_TASK PROMPT_:
Show all lines holding the string "that".

#####

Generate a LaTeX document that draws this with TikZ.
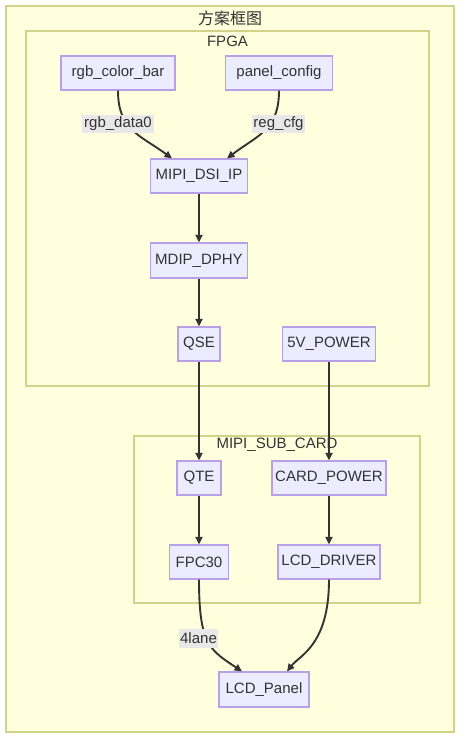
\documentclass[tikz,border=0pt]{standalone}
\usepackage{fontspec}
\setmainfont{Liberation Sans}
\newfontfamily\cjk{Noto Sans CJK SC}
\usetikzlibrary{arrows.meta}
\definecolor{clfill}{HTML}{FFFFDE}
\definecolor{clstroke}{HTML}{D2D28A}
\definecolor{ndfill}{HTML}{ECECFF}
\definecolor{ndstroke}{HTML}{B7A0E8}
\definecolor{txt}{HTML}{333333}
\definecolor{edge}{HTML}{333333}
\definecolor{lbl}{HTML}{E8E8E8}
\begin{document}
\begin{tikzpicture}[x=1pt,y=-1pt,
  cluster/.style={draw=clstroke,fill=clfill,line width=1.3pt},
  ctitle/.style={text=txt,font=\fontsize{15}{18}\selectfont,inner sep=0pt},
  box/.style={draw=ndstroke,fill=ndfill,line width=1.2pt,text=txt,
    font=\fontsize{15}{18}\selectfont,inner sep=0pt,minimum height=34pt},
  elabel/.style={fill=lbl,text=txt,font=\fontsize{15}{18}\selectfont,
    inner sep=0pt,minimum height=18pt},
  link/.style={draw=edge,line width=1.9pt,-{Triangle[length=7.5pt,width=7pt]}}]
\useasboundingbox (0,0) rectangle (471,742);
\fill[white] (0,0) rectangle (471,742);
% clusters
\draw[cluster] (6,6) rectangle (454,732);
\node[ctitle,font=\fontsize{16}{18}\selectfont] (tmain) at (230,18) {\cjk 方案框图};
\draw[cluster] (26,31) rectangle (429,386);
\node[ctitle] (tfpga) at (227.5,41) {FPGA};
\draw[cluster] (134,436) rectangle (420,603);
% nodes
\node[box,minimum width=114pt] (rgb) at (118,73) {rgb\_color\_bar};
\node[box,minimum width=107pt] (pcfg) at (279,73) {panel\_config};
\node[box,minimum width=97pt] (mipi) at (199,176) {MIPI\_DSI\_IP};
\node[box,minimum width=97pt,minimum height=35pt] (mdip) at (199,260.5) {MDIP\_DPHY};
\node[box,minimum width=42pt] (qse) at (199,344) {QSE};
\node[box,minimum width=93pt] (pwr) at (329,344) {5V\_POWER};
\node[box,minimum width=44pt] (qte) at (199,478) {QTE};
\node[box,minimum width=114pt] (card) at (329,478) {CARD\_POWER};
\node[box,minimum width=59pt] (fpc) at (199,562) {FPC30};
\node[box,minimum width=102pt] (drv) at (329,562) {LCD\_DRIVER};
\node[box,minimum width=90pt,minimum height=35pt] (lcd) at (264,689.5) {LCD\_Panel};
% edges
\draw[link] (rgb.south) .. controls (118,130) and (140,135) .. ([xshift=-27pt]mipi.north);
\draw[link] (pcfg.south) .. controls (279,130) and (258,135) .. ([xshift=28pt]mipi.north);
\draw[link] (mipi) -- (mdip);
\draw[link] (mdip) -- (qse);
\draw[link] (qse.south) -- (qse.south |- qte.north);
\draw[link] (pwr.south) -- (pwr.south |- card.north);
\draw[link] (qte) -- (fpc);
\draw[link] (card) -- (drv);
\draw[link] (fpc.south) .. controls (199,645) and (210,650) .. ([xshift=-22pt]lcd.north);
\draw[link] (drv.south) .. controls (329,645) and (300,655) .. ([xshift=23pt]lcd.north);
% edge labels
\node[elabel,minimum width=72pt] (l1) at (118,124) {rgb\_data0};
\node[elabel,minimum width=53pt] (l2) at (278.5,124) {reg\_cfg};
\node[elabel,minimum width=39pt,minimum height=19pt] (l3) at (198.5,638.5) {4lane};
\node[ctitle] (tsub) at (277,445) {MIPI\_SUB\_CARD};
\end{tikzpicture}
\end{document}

#####

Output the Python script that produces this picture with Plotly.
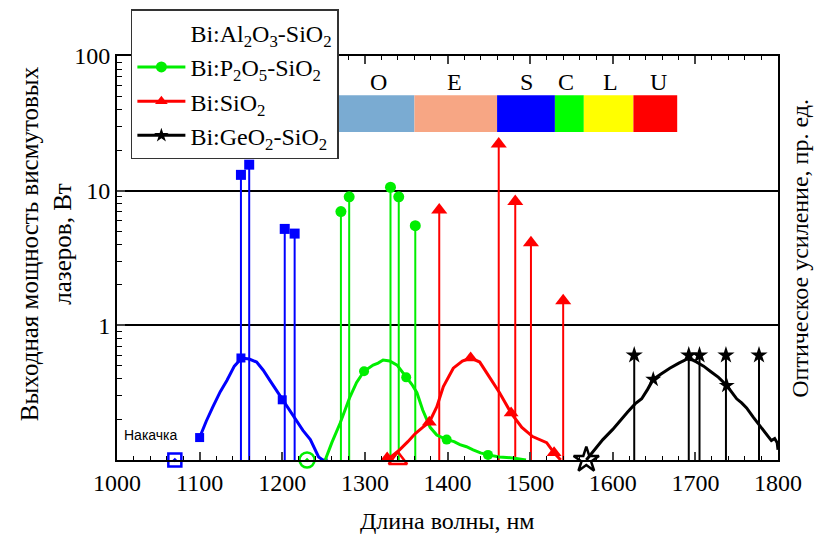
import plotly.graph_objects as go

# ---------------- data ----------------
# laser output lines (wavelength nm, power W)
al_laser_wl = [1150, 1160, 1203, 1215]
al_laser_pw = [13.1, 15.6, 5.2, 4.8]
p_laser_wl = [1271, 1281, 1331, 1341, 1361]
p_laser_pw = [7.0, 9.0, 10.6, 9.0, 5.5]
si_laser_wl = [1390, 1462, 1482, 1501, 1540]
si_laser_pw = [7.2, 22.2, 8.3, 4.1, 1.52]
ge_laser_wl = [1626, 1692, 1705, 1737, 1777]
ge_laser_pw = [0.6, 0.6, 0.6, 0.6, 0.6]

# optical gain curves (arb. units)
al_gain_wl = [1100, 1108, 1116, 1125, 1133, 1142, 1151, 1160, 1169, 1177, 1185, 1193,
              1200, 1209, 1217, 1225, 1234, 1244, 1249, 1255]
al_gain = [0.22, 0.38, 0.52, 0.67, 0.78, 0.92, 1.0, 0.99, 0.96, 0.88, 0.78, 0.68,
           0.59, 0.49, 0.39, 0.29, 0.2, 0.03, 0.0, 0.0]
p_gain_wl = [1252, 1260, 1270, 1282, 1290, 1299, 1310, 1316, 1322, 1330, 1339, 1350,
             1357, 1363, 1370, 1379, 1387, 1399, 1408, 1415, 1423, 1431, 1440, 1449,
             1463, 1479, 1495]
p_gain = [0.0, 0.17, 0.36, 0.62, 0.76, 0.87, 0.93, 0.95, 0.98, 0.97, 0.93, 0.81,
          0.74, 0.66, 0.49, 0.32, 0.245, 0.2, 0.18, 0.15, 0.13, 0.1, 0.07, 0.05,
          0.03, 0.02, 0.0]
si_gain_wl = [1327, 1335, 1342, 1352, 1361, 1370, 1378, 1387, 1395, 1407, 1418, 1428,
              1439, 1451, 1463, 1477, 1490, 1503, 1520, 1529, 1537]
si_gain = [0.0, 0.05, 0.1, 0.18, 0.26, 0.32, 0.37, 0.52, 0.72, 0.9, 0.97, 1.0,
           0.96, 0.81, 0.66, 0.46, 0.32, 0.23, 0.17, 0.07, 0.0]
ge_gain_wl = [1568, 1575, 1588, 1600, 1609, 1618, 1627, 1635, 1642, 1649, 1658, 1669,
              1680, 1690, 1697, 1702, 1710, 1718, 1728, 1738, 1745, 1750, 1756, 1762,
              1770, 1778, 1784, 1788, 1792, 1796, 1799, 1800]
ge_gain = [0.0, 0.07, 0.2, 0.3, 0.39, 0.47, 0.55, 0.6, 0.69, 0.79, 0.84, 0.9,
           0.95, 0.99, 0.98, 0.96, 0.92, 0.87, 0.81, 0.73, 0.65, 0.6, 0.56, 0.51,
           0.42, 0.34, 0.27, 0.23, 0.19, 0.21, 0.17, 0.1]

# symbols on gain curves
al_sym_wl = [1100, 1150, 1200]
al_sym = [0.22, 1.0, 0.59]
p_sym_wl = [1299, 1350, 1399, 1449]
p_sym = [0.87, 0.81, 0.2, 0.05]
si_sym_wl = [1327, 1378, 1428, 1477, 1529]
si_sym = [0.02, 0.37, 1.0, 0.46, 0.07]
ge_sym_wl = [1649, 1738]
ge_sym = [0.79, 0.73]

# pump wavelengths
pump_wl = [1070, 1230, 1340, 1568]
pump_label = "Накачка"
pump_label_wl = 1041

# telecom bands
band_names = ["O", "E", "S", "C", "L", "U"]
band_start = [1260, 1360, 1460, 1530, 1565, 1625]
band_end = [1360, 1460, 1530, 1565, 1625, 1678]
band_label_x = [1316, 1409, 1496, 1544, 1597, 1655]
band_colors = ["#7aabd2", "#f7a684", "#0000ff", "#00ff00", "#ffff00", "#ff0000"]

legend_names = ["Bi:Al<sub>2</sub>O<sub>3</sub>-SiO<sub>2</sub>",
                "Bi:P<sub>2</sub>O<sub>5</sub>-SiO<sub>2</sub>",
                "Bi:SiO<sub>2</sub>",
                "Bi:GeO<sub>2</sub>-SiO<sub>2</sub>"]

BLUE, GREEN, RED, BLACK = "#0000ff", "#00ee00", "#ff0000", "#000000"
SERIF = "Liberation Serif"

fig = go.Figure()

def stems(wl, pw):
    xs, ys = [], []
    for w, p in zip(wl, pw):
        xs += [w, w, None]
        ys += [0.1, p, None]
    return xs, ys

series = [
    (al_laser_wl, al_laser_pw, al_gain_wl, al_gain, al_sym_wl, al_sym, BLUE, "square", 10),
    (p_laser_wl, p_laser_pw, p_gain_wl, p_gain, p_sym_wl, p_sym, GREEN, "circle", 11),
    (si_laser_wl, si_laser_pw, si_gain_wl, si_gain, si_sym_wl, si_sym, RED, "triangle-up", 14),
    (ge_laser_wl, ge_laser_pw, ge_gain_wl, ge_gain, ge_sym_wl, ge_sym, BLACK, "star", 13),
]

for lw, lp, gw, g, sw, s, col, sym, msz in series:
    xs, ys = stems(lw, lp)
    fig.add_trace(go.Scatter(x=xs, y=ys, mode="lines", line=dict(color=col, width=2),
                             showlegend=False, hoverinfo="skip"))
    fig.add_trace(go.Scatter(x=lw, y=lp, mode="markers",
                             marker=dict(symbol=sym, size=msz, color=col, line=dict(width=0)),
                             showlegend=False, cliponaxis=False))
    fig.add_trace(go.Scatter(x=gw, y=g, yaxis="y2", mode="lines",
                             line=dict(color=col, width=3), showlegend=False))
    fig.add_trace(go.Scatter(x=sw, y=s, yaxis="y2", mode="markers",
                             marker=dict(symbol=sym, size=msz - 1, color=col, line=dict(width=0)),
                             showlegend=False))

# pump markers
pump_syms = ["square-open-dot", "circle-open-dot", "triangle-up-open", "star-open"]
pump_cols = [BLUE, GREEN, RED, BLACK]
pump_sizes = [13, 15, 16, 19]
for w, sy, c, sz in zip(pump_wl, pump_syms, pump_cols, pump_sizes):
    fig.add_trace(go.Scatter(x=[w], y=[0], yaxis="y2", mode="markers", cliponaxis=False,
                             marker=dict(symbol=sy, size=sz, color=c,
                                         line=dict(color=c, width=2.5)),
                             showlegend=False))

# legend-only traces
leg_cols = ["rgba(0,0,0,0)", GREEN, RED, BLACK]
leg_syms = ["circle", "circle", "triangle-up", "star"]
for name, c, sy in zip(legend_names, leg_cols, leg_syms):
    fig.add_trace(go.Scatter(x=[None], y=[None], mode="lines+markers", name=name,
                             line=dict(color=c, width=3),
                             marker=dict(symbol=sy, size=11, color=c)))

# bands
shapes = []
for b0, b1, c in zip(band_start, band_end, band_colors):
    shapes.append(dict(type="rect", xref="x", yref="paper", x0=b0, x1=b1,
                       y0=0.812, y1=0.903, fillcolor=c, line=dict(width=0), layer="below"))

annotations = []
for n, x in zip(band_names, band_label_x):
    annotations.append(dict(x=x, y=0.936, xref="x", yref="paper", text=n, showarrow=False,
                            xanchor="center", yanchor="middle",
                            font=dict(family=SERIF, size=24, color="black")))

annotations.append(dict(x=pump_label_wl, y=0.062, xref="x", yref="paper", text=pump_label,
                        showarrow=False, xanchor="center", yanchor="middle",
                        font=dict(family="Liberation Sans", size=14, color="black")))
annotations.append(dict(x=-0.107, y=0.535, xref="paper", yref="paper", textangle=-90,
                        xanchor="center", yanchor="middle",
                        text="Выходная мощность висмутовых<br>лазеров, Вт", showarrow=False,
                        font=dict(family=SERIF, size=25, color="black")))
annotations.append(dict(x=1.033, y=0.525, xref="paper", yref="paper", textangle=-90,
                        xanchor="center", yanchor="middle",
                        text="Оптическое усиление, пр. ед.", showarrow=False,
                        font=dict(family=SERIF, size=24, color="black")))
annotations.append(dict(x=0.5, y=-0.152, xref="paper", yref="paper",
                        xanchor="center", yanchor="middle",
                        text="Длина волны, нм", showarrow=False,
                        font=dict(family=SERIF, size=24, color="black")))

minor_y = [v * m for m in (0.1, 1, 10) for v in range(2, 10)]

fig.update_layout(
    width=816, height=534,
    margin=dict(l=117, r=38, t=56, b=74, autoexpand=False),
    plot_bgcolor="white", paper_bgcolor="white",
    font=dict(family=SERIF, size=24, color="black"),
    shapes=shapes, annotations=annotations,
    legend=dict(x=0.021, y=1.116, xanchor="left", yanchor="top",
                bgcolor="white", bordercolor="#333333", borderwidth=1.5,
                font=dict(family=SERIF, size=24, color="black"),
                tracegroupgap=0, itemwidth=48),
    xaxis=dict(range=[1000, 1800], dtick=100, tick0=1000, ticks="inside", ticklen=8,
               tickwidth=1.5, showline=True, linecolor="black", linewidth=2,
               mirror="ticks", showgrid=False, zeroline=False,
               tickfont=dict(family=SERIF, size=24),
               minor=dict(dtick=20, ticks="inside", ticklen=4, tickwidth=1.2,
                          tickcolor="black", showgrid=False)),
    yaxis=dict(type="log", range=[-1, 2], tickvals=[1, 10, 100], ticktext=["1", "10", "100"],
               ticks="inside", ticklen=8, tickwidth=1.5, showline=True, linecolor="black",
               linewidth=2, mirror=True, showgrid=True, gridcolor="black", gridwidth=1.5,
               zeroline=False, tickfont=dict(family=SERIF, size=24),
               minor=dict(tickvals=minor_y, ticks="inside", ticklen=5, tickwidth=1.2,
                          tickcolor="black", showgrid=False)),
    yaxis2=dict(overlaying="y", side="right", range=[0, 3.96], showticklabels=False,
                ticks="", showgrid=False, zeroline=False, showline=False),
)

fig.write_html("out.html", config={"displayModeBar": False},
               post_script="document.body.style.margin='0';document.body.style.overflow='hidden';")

#####

_WRITTEN RESPONSE_:
Generate a LaTeX document that draws this with TikZ.
Output the Python script that produces this picture with Plotly.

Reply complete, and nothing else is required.